BEGIN COLLECTED DATA
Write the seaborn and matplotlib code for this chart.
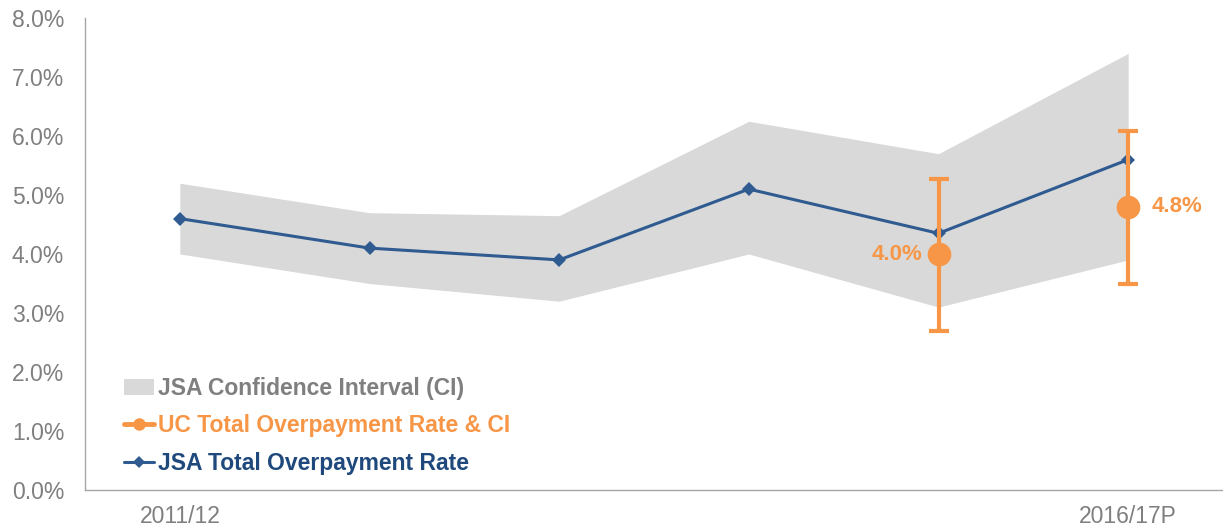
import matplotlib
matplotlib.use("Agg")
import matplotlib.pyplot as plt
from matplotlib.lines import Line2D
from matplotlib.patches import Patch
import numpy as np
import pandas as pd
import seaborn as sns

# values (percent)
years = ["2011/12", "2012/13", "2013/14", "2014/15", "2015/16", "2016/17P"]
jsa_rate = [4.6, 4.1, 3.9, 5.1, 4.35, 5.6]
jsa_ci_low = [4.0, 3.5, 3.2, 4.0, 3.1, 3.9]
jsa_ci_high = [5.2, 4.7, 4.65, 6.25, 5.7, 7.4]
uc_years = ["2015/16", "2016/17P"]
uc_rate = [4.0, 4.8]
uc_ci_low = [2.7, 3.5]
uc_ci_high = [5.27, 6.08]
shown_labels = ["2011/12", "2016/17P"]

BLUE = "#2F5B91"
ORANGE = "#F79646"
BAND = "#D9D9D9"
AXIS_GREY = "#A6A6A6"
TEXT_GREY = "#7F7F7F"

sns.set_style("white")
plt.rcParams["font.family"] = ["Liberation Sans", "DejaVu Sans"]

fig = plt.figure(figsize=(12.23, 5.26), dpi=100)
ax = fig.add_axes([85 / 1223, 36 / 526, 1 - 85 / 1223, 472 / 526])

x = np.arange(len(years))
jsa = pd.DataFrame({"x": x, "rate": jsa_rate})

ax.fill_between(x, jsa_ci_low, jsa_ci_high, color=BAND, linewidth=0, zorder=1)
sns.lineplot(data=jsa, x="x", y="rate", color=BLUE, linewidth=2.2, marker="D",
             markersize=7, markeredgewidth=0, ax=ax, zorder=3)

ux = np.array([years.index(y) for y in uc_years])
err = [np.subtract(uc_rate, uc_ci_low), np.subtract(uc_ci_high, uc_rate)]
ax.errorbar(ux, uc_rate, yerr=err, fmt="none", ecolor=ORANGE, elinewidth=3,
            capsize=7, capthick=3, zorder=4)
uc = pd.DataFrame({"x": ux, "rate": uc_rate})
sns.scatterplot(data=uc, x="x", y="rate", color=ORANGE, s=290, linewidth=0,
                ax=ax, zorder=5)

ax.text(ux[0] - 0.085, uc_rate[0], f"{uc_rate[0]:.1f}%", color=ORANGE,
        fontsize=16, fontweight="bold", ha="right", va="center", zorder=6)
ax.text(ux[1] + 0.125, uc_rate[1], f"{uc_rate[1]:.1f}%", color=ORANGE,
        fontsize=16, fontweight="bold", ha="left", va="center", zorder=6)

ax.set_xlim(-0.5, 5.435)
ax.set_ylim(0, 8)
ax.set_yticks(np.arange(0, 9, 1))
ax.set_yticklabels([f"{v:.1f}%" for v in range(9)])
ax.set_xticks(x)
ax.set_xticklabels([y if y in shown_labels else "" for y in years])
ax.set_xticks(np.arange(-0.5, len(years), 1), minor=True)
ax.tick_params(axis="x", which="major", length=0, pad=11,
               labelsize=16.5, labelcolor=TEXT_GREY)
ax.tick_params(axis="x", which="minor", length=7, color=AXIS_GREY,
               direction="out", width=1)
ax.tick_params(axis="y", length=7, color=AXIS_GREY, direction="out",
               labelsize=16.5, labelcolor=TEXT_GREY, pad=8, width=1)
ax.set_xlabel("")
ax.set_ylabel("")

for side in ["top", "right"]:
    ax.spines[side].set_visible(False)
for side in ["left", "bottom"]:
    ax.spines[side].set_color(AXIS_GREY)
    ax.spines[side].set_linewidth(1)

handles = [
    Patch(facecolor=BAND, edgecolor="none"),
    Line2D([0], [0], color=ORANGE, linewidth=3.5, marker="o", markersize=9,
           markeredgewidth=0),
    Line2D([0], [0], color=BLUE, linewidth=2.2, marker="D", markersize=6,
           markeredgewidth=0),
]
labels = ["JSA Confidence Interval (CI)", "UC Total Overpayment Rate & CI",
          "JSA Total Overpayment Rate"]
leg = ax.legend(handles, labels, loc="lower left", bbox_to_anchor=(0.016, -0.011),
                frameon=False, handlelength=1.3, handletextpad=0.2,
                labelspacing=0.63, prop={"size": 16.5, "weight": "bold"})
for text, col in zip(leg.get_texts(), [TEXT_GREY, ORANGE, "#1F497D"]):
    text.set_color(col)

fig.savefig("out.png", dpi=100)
END COLLECTED DATA
Take the lines from the start of the material to the line with "import seaborn as sns", both included, and transcribe them exactly without the pictures.

Write the seaborn and matplotlib code for this chart.
import matplotlib
matplotlib.use("Agg")
import matplotlib.pyplot as plt
from matplotlib.lines import Line2D
from matplotlib.patches import Patch
import numpy as np
import pandas as pd
import seaborn as sns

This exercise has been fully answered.